Konflikt o PZU będzie narastał
Skarb Państwa nie zgodził się w czwartek na zawarcie ugody z akcjonariuszem Eureko, firmą Achmea - poinformował podczas rozprawy w warszawskim Sądzie Rejonowym reprezentujący Skarb państwa mec. Piotr Rodkiewicz.

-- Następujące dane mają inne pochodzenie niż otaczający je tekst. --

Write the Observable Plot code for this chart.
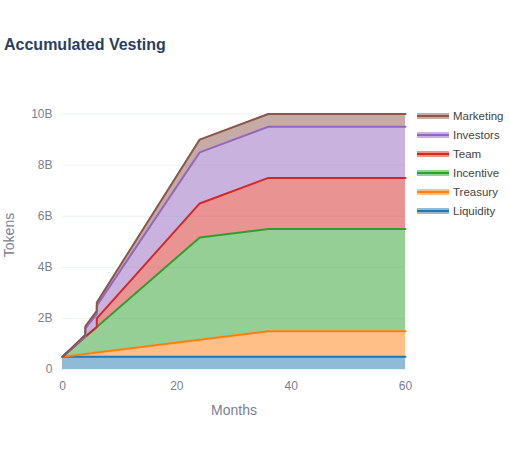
<!DOCTYPE html>
<html>
<head>
<meta charset="utf-8">
<script src="https://cdn.jsdelivr.net/npm/d3@7"></script>
<script src="https://cdn.jsdelivr.net/npm/@observablehq/plot@0.6"></script>
<style>
  html, body { margin: 0; padding: 0; background: #fff; }
  #wrap { position: relative; width: 509px; height: 450px; font-family: "Liberation Sans", Arial, sans-serif; }
  #title { position: absolute; left: 4px; top: 36px; font-size: 16px; font-weight: bold; color: #2a3f5f; }
  #legend { position: absolute; left: 417px; top: 106px; font-size: 11.5px; color: #444; }
  .item { height: 19px; display: flex; align-items: center; }
  .sym { position: relative; width: 32px; height: 8px; margin-right: 4px; }
  .sym .f { position: absolute; left: 0; top: 1px; width: 32px; height: 6px; opacity: 0.5; }
  .sym .l { position: absolute; left: 0; top: 3px; width: 32px; height: 2px; }
</style>
</head>
<body>
<div id="wrap">
  <div id="chart"></div>
  <div id="title">Accumulated Vesting</div>
  <div id="legend"></div>
</div>
<script>
// Months at which vesting changes (repeated months are cliff unlocks)
const months = [0, 4, 4, 6, 6, 24, 36, 60];
// Tokens (billions) per category at each month
const series = ["Liquidity", "Treasury", "Incentive", "Team", "Investors", "Marketing"];
const liquidity = [0.5, 0.5, 0.5, 0.5, 0.5, 0.5, 0.5, 0.5];
const treasury  = [0, 0.111, 0.111, 0.167, 0.167, 0.667, 1.0, 1.0];
const incentive = [0, 0.667, 0.667, 1.0, 1.0, 4.0, 4.0, 4.0];
const team      = [0, 0, 0, 0, 0.333, 1.333, 2.0, 2.0];
const investors = [0, 0, 0.333, 0.5, 0.5, 2.0, 2.0, 2.0];
const marketing = [0, 0.083, 0.083, 0.125, 0.125, 0.5, 0.5, 0.5];
const colors = ["#1f77b4", "#ff7f0e", "#2ca02c", "#d62728", "#9467bd", "#8c564b"];
const yTicks = [0, 2, 4, 6, 8, 10];
const xTicks = [0, 20, 40, 60];

const values = [liquidity, treasury, incentive, team, investors, marketing];
const rows = [];
const base = months.map(() => 0);
series.forEach((s, k) => {
  months.forEach((m, i) => {
    rows.push({series: s, x: m, y1: base[i], y2: base[i] + values[k][i]});
    base[i] += values[k][i];
  });
});

const chart = Plot.plot({
  width: 509,
  height: 450,
  marginTop: 100,
  marginBottom: 81,
  marginLeft: 62,
  marginRight: 104,
  style: {fontFamily: "'Liberation Sans', Arial, sans-serif", fontSize: "12px", color: "#7a7f91", background: "#fff"},
  x: {domain: [0, 60]},
  y: {domain: [0, 10.53]},
  color: {domain: series, range: colors},
  marks: [
    Plot.gridY(yTicks, {stroke: "#ebf0f8", strokeOpacity: 1}),
    Plot.areaY(rows, {x: "x", y1: "y1", y2: "y2", z: "series", fill: "series", fillOpacity: 0.5}),
    Plot.line(rows, {x: "x", y: "y2", z: "series", stroke: "series", strokeWidth: 2}),
    Plot.axisY(yTicks, {tickSize: 0, tickPadding: 10, tickFormat: d => d === 0 ? "0" : d + "B",
      label: "Tokens", labelAnchor: "center", labelArrow: "none", labelOffset: 58, fontSize: 12}),
    Plot.axisX(xTicks, {tickSize: 0, tickPadding: 12, label: "Months", labelAnchor: "center",
      labelArrow: "none", labelOffset: 45})
  ]
});
document.getElementById("chart").appendChild(chart);
chart.querySelectorAll("[aria-label='y-axis label'] text, [aria-label='x-axis label'] text").forEach(t => t.style.fontSize = "14px");

const legend = document.getElementById("legend");
series.slice().reverse().forEach((s) => {
  const c = colors[series.indexOf(s)];
  const it = document.createElement("div");
  it.className = "item";
  it.innerHTML = `<div class="sym"><div class="f" style="background:${c}"></div><div class="l" style="background:${c}"></div></div><span>${s}</span>`;
  legend.appendChild(it);
});
</script>
</body>
</html>
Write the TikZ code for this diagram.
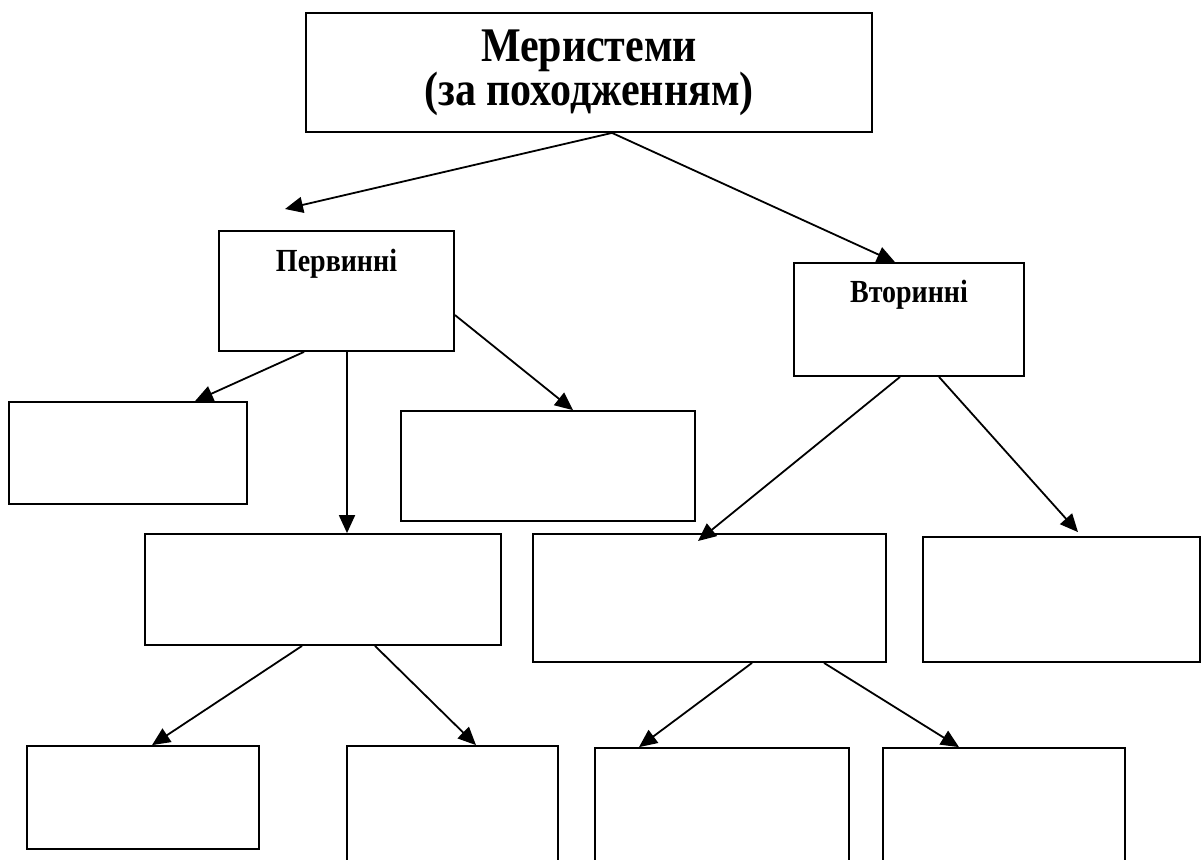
\documentclass[tikz,border=0pt]{standalone}
\usepackage{fontspec}
\usepackage{graphicx}
\setmainfont{Liberation Serif}
\usetikzlibrary{arrows.meta}
\newcommand{\tallt}[1]{\scalebox{1}[1.15]{#1}}
\begin{document}
\begin{tikzpicture}[x=0.5pt,y=-0.5pt,
  box/.style={draw, line width=0.9pt, rectangle, inner sep=0pt},
  arr/.style={line width=0.9pt, -{Triangle[length=9pt,width=8pt]}},
  ttl/.style={font=\bfseries\fontsize{21}{24}\selectfont, inner sep=0pt, anchor=base},
  lbl/.style={font=\bfseries\fontsize{14}{17}\selectfont, inner sep=0pt, anchor=base}]
\useasboundingbox (0,0) rectangle (1202,859);
\fill[white] (0,0) rectangle (1202,859);
\clip (0,0) rectangle (1202,859);
% boxes
\node[box, minimum width=283pt, minimum height=59.5pt] (top) at (589,72.5) {};
\node[box, minimum width=117.5pt, minimum height=60pt] (prim) at (336.5,291) {};
\node[box, minimum width=115pt, minimum height=56.5pt] (sec) at (909,319.5) {};
\node[box, minimum width=119pt, minimum height=51pt] (b1) at (128,453) {};
\node[box, minimum width=147pt, minimum height=55pt] (b2) at (548,466) {};
\node[box, minimum width=178pt, minimum height=55.5pt] (b3) at (323,589.5) {};
\node[box, minimum width=176.5pt, minimum height=64pt] (b4) at (709.5,598) {};
\node[box, minimum width=138.5pt, minimum height=62.5pt] (b5) at (1061.5,599.5) {};
\node[box, minimum width=116pt, minimum height=51.5pt] (c1) at (143,797.5) {};
\node[box, minimum width=105.5pt, minimum height=77pt] (c2) at (452.5,823) {};
\node[box, minimum width=127pt, minimum height=76pt] (c3) at (722,824) {};
\node[box, minimum width=121pt, minimum height=76pt] (c4) at (1004,824) {};
% texts
\node[ttl] (t1) at (589,61) {\tallt{Меристеми}};
\node[ttl] (t2) at (589,105) {\tallt{(за походженням)}};
\node[lbl] (pl) at (336.5,271) {\tallt{Первинні}};
\node[lbl] (sl) at (909,302) {\tallt{Вторинні}};
% free ends
\coordinate (e1) at (285,209);
\coordinate (e2) at (698,541);
% connectors
\draw[arr] ([xshift=11.5pt]top.south) -- (e1);
\draw[arr] ([xshift=11.5pt]top.south) -- ([xshift=-7pt]sec.north);
\draw[arr] ([xshift=-16.25pt]prim.south) -- ([xshift=33.5pt]b1.north);
\draw[arr] ([xshift=5.25pt]prim.south) -- ([xshift=5.25pt]prim.south |- b3.north);
\draw[arr] ([yshift=-12pt]prim.east) -- ([xshift=12.5pt]b2.north);
\draw[arr] ([xshift=-4.5pt]sec.south) -- (e2);
\draw[arr] ([xshift=15pt]sec.south) -- ([xshift=8.25pt,yshift=2pt]b5.north);
\draw[arr] ([xshift=-10.5pt]b3.south) -- ([xshift=4.5pt]c1.north);
\draw[arr] ([xshift=26pt]b3.south) -- ([xshift=11.75pt]c2.north);
\draw[arr] ([xshift=21.25pt]b4.south) -- ([xshift=-41.5pt]c3.north);
\draw[arr] ([xshift=57.25pt]b4.south) -- ([xshift=-22.5pt]c4.north);
\end{tikzpicture}
\end{document}
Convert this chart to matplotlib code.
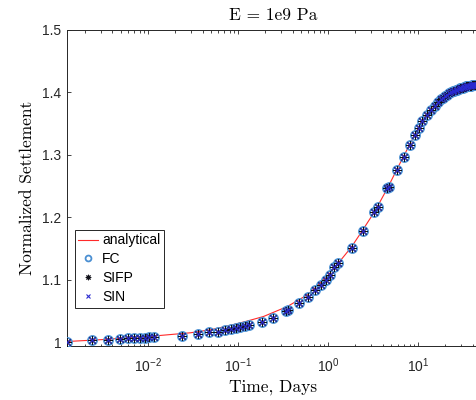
import matplotlib
matplotlib.use("Agg")
import matplotlib.pyplot as plt
from matplotlib.ticker import LogLocator, FixedLocator, NullFormatter

# analytical solution
ana_t = [0.00124, 0.003, 0.0119, 0.0294, 0.05, 0.082, 0.12, 0.19, 0.35, 0.59,
         0.98, 1.3, 1.8, 2.4, 3.3, 4.6, 5.8, 7.0, 8.0, 9.2,
         10.8, 12.5, 15, 18, 22, 27, 33, 40, 48]
ana_s = [1.001, 1.004, 1.010, 1.015, 1.020, 1.027, 1.033, 1.041, 1.057, 1.076,
         1.106, 1.127, 1.152, 1.179, 1.210, 1.248, 1.277, 1.300, 1.316, 1.333,
         1.352, 1.366, 1.380, 1.391, 1.399, 1.405, 1.409, 1.411, 1.412]

# numerical results (FC, SIFP and SIN sit on top of each other)
num_t = [0.00124, 0.00239, 0.0036, 0.0048, 0.0060, 0.0070, 0.0081, 0.0092, 0.0103, 0.0115,
         0.0238, 0.0355, 0.047, 0.0593, 0.0704, 0.082, 0.0933, 0.104, 0.1175, 0.131,
         0.182, 0.245, 0.338, 0.352, 0.474, 0.588, 0.71, 0.827, 0.94, 1.04,
         1.16, 1.29, 1.82, 2.41, 3.25, 3.6, 4.5, 4.74, 5.82, 6.92,
         8.06, 9.24, 10.2, 10.9, 12.5, 13.7, 15.2, 16.5, 18.0,
         19, 20, 21, 22, 23, 24, 25, 26, 27, 28, 29, 30, 31, 32, 33,
         34, 35, 36, 37, 38, 39, 40, 41, 42, 43, 44, 45, 46, 47, 48]
num_s = [1.001, 1.003, 1.004, 1.005, 1.006, 1.006, 1.007, 1.007, 1.008, 1.008,
         1.010, 1.013, 1.0155, 1.017, 1.019, 1.021, 1.022, 1.024, 1.026, 1.027,
         1.032, 1.039, 1.050, 1.052, 1.063, 1.073, 1.083, 1.092, 1.100, 1.108,
         1.120, 1.126, 1.151, 1.178, 1.208, 1.217, 1.246, 1.249, 1.276, 1.297,
         1.315, 1.331, 1.343, 1.353, 1.364, 1.371, 1.378, 1.384, 1.389,
         1.391, 1.394, 1.396, 1.398, 1.400, 1.401, 1.402, 1.403, 1.404, 1.405, 1.406, 1.407, 1.407, 1.408, 1.408,
         1.409, 1.409, 1.410, 1.410, 1.410, 1.411, 1.411, 1.411, 1.411, 1.412, 1.412, 1.412, 1.412, 1.412, 1.412]
fc_s = num_s
sifp_s = num_s
sin_s = num_s

y_ticks = [1, 1.1, 1.2, 1.3, 1.4, 1.5]
y_labels = ["1", "1.1", "1.2", "1.3", "1.4", "1.5"]

INK = "#262626"
plt.rcParams.update({
    "font.family": "Liberation Sans",
    "mathtext.fontset": "custom",
    "mathtext.rm": "Liberation Sans",
    "mathtext.it": "Liberation Sans:italic",
    "mathtext.bf": "Liberation Sans:bold",
    "axes.edgecolor": INK,
    "xtick.color": INK,
    "ytick.color": INK,
})

fig = plt.figure(figsize=(4.76, 4.0), dpi=100)
ax = fig.add_axes([0.1401, 0.136, 0.8677, 0.790])

ax.plot(ana_t, ana_s, color="#ff2a2a", lw=0.8, label="analytical", zorder=2)
ax.plot(num_t, fc_s, ls="none", marker="o", ms=6.5, mfc="none", mec="#4a8fd2",
        mew=1.3, label="FC", zorder=3)
ax.plot(num_t, sifp_s, ls="none", marker=(8, 2, 0), ms=6, color="#101018",
        mew=0.7, label="SIFP", zorder=4)
ax.plot(num_t, sin_s, ls="none", marker="x", ms=5, color="#2a2ad0",
        mew=0.8, label="SIN", zorder=5)

ax.set_xscale("log")
ax.set_xlim(0.00124, 48)
ax.set_ylim(0.9945, 1.5)
ax.xaxis.set_major_locator(LogLocator(base=10, numticks=10))
ax.xaxis.set_minor_locator(LogLocator(base=10, subs=range(2, 10), numticks=20))
ax.xaxis.set_minor_formatter(NullFormatter())
ax.yaxis.set_major_locator(FixedLocator(y_ticks))
ax.set_yticklabels(y_labels)

ax.tick_params(which="both", direction="in", top=True, right=True,
               labelsize=10, width=0.6, pad=4)
ax.tick_params(axis="x", which="major", pad=8)
ax.tick_params(which="major", length=3.2)
ax.tick_params(which="minor", length=1.8)
for sp in ax.spines.values():
    sp.set_linewidth(0.7)

ax.set_title("E = 1e9 Pa", fontfamily="cmr10", fontsize=12.5, color="black", pad=7)
ax.set_xlabel("Time, Days", fontfamily="cmr10", fontsize=12.5, labelpad=3)
ax.set_ylabel("Normalized Settlement", fontfamily="cmr10", fontsize=12.5, labelpad=5)

leg = ax.legend(loc="upper left", bbox_to_anchor=(75 / 476, 1 - 230 / 400),
                bbox_transform=fig.transFigure, fontsize=10, fancybox=False,
                framealpha=1, edgecolor=INK, borderaxespad=0, borderpad=0.25,
                handlelength=1.4, handletextpad=0.3, labelspacing=0.35,
                markerscale=0.65)
leg.get_frame().set_linewidth(0.7)

fig.savefig("out.png", dpi=100)
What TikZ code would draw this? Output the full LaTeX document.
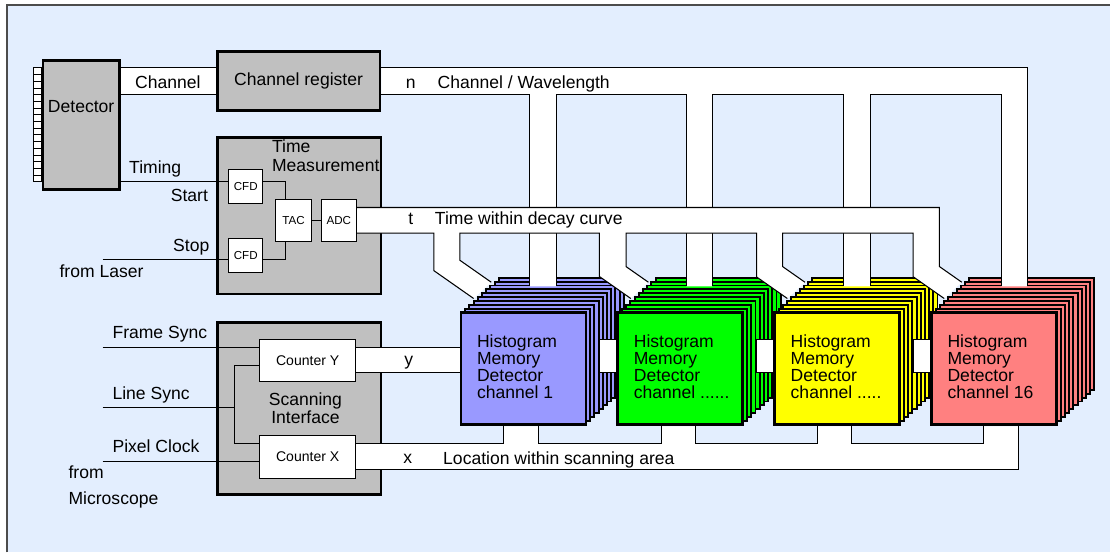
\documentclass[tikz,border=0pt]{standalone}
\usepackage{fontspec}
\setmainfont{Liberation Sans}
\definecolor{bgblue}{HTML}{E3EEFE}
\definecolor{boxgray}{HTML}{C0C0C0}
\definecolor{memblue}{HTML}{9999FF}
\definecolor{memgreen}{HTML}{00FF00}
\definecolor{memyellow}{HTML}{FFFF00}
\definecolor{memred}{HTML}{FF8080}
\begin{document}
\begin{tikzpicture}[
        x=0.02cm, y=-0.02cm,
        grayn/.style={draw, fill=boxgray, line width=1.6pt, inner sep=0pt},
        whiten/.style={draw, fill=white, line width=0.6pt, inner sep=0pt},
        memn/.style={draw, line width=1.6pt, minimum width=2.504cm, minimum height=2.244cm},
        memlayer/.style={draw, line width=1.1pt},
        memtext/.style={anchor=west, align=left, inner sep=0pt, font=\fontsize{10}{9.8}\selectfont},
        wire/.style={line width=0.6pt},
        lbl/.style={anchor=base west, inner sep=0pt},
        cfdfont/.style={font=\fontsize{6.6}{7}\selectfont},
        cntfont/.style={font=\fontsize{8}{9}\selectfont},
    ]
    \fill[bgblue] (7,5) rectangle (1111,553);
    \draw[line width=1.2pt, black!70] (7,553) -- (7,5) -- (1111,5);
    \useasboundingbox (0,0) rectangle (1111,553);

    % channel bus
    \fill[white] (120,68) rectangle (217,94.3);
    \draw[wire] (120,68) -- (217,68) (120,94.3) -- (217,94.3);

    % detector, register and the two interfaces
    \foreach \i in {0,...,16}
        \draw[fill=white, line width=0.5pt] (33,68+6.7*\i) rectangle ++(8.7,6.7);
    \node[grayn, minimum width=1.524cm, minimum height=2.578cm] (det) at (81.2,125.2) {};
    \node[anchor=base] (detlbl) at (81.2,112.3) {Detector};
    \node[grayn, minimum width=3.258cm, minimum height=1.178cm] (chreg) at (298.85,80.85) {Channel register};
    \node[grayn, minimum width=3.278cm, minimum height=3.138cm] (tm) at (299.35,215.85) {};
    \node[anchor=west, align=left, inner sep=0pt, font=\fontsize{10}{10.4}\selectfont] (tmlbl) at (272,156) {Time\\Measurement};
    \node[grayn, minimum width=3.278cm, minimum height=3.458cm] (scan) at (299.35,408.85) {};
    \node[align=center, inner sep=0pt, font=\fontsize{10}{9}\selectfont] (scanlbl) at (305.7,409) {Scanning\\Interface};

    % y and x buses
    \fill[white] (350,348.3) rectangle (460,373.3);
    \draw[wire] (350,348.3) -- (460,348.3) (350,373.3) -- (460,373.3);
    \fill[white] (350,444) -- (504.3,444) -- (504.3,426.7) -- (539.3,426.7) -- (539.3,444) -- (661.7,444) -- (661.7,426.7) -- (696,426.7) -- (696,444) -- (818.3,444) -- (818.3,426.7) -- (852.7,426.7) -- (852.7,444) -- (984,444) -- (984,426.7) -- (1019,426.7) -- (1019,470) -- (350,470) -- cycle;
    \draw[wire] (350,444) -- (504.3,444) -- (504.3,426.7)
        (539.3,426.7) -- (539.3,444) -- (661.7,444) -- (661.7,426.7)
        (696,426.7) -- (696,444) -- (818.3,444) -- (818.3,426.7)
        (852.7,426.7) -- (852.7,444) -- (984,444) -- (984,426.7)
        (1019,426.7) -- (1019,470) -- (350,470);

    % histogram memory stacks
    \foreach \fl/\col [count=\k] in {460/memblue, 617/memgreen, 774/memyellow, 931/memred}{
        \ifnum\k>1 \draw[wire, fill=white] (\fl-17,340) rectangle (\fl,373.3); \fi
        \foreach \i in {9,...,1}
            \draw[memlayer, fill=\col] (\fl+1.4+4.2*\i,313.1-3.9*\i) rectangle ++(125.2,112.2);
        \node[memn, fill=\col] (hm\k) at (\fl+64,369.2) {};
    }
    \node[memtext] (hmlbl1) at ([xshift=0.342cm, yshift=0.04cm]hm1.west) {Histogram\\Memory\\Detector\\channel 1};
    \node[memtext] (hmlbl2) at ([xshift=0.342cm, yshift=0.04cm]hm2.west) {Histogram\\Memory\\Detector\\channel ......};
    \node[memtext] (hmlbl3) at ([xshift=0.342cm, yshift=0.04cm]hm3.west) {Histogram\\Memory\\Detector\\channel .....};
    \node[memtext] (hmlbl4) at ([xshift=0.342cm, yshift=0.04cm]hm4.west) {Histogram\\Memory\\Detector\\channel 16};

    % n bus
    \fill[white] (381.7,68) -- (1028,68) -- (1028,286.7) -- (1002,286.7) -- (1002,94.3) -- (871,94.3) -- (871,286.7) -- (844,286.7) -- (844,94.3) -- (713,94.3) -- (713,286.7) -- (687,286.7) -- (687,94.3) -- (557,94.3) -- (557,286.7) -- (530,286.7) -- (530,94.3) -- (381.7,94.3) -- cycle;
    \draw[wire] (381.7,68) -- (1028,68) -- (1028,286.7)
        (1002,286.7) -- (1002,94.3) -- (871,94.3) -- (871,286.7)
        (844,286.7) -- (844,94.3) -- (713,94.3) -- (713,286.7)
        (687,286.7) -- (687,94.3) -- (557,94.3) -- (557,286.7)
        (530,286.7) -- (530,94.3) -- (381.7,94.3);

    % t bus
    \fill[white] (350,207.7) -- (940.3,207.7) -- (940.3,266.8) -- (962.7,282.5) -- (945.1,298.8) -- (914,277) -- (914,233.3) -- (783.3,233.3) -- (783.3,266.8) -- (805.7,282.5) -- (788.1,298.8) -- (757.3,277.2) -- (757.3,233.3) -- (626.7,233.3) -- (626.7,266.9) -- (649,282.5) -- (631.4,298.8) -- (600,276.8) -- (600,233.3) -- (460.3,233.3) -- (460.3,260.5) -- (491.7,282.5) -- (474.1,298.8) -- (434.3,270.9) -- (434.3,233.3) -- (350,233.3) -- cycle;
    \draw[wire] (350,207.7) -- (940.3,207.7) -- (940.3,266.8) -- (962.7,282.5)
        (945.1,298.8) -- (914,277) -- (914,233.3) -- (783.3,233.3) -- (783.3,266.8) -- (805.7,282.5)
        (788.1,298.8) -- (757.3,277.2) -- (757.3,233.3) -- (626.7,233.3) -- (626.7,266.9) -- (649,282.5)
        (631.4,298.8) -- (600,276.8) -- (600,233.3) -- (460.3,233.3) -- (460.3,260.5) -- (491.7,282.5)
        (474.1,298.8) -- (434.3,270.9) -- (434.3,233.3) -- (350,233.3);

    % inner blocks
    \node[whiten, cfdfont, minimum width=0.674cm, minimum height=0.68cm] (cfda) at (246,186.8) {CFD};
    \node[whiten, cfdfont, minimum width=0.674cm, minimum height=0.68cm] (cfdb) at (246,256) {CFD};
    \node[whiten, cfdfont, minimum width=0.72cm, minimum height=0.848cm] (tac) at (293.8,221) {TAC};
    \node[whiten, cfdfont, minimum width=0.706cm, minimum height=0.848cm] (adc) at (339.15,221) {ADC};
    \node[whiten, cntfont, minimum width=1.928cm, minimum height=0.848cm] (cnty) at (308,361) {Counter Y};
    \node[whiten, cntfont, minimum width=1.928cm, minimum height=0.866cm] (cntx) at (308,457.15) {Counter X};

    % signal wires
    \coordinate (laser) at (102.7,259.3);
    \coordinate (fsync) at (102.7,347.7);
    \coordinate (lsync) at (102.7,408.3);
    \coordinate (pclk) at (102.7,461.7);
    \draw[wire] (det.east |- 0,181.7) -- (cfda.west |- 0,181.7);
    \draw[wire] (cfda.east |- 0,181.7) -| (tac.north -| 286,0);
    \draw[wire] (laser) -- (cfdb.west |- laser);
    \draw[wire] (cfdb.east |- laser) -| (tac.south -| 286,0);
    \draw[wire] (tac.east) -- (adc.west);
    \draw[wire] (fsync) -- (cnty.west |- fsync);
    \draw[wire] (lsync) -- (234.3,408.3);
    \draw[wire] (cnty.west |- 0,365.7) -- (234.3,365.7) -- (234.3,444) -- (cntx.west |- 0,444);
    \draw[wire] (pclk) -- (cntx.west |- pclk);

    % labels
    \node[lbl] (chlbl) at (135,88.3) {Channel};
    \node[lbl] (nlbl) at (406,88.3) {n};
    \node[lbl] (nbuslbl) at (437.7,88.3) {Channel / Wavelength};
    \node[lbl] (timinglbl) at (129,173.5) {Timing};
    \node[lbl] (startlbl) at (170.7,201.3) {Start};
    \node[lbl] (stoplbl) at (173,251.7) {Stop};
    \node[lbl] (laserlbl) at (59.3,277.7) {from Laser};
    \node[lbl] (tlbl) at (408.3,224.5) {t};
    \node[lbl] (tbuslbl) at (435,224.5) {Time within decay curve};
    \node[lbl] (fsynclbl) at (112.3,339) {Frame Sync};
    \node[lbl] (lsynclbl) at (112.3,400) {Line Sync};
    \node[lbl] (pclklbl) at (112.3,453.3) {Pixel Clock};
    \node[lbl] (fromlbl) at (68.3,479) {from};
    \node[lbl] (microlbl) at (68.3,505) {Microscope};
    \node[lbl] (ylbl) at (404.3,366) {y};
    \node[lbl] (xlbl) at (403.3,464.3) {x};
    \node[lbl] (xbuslbl) at (443.3,465) {Location within scanning area};
\end{tikzpicture}
\end{document}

Achmea chciała zawrzeć ugodę, domagając się 600 mln euro odszkodowania. Członek zarządu tej firmy, Willem van Duin powiedział dziennikarzom, że sprawa trafi teraz do sądu holenderskiego. Achmea dochodzi odszkodowania z tytułu strat, jakie - w swojej opinii - poniosła w związku z nieprzeprowadzeniem oferty publicznej akcji PZU, co miało wpływ na wartość akcji Eureko.
600 mln euro strat
Achmea uznała, że niewykonanie umów przez Skarb Państwa na podstawie których Eureko miało nabyć kolejne 21 proc. akcji PZU, przyniosło spółce szkody polegające na tym, że samo Eureko nie mogło zadebiutować na giełdzie. Tym samym - nie mogło rozwijać się tak, jak zakładali akcjonariusze. Achmea uznała też, że brak oferty publicznej Eureko spowodował spadek wartości akcji tej spółki holdingowej o co najmniej 15 proc. Stąd szacunki 600 mln euro strat.
Drugie starcie:
Sprawa z powództwa Achmei jest drugą sprawą o odszkodowanie, wniesioną przed polski sąd w związku z niezrealizowaniem postanowień umowy prywatyzacyjnej PZU. Równolegle toczy się przed tym samym warszawskim sądem (Wydział Gospodarczy) sprawa z powództwa Eureko, które domaga się sprzedaży 21 proc. akcji PZU przez Skarb Państwa oraz 6 mld zł odszkodowania. Dwie dotychczasowe rozprawy nie przyniosły żadnego rozwiązania. Do 1 lutego sąd ma otrzymać stanowisko resortu skarbu w sprawie propozycji zawarcia ugody, złożonych przez Eureko pod koniec listopada, a 8 lutego ma odbyć się kolejna rozprawa.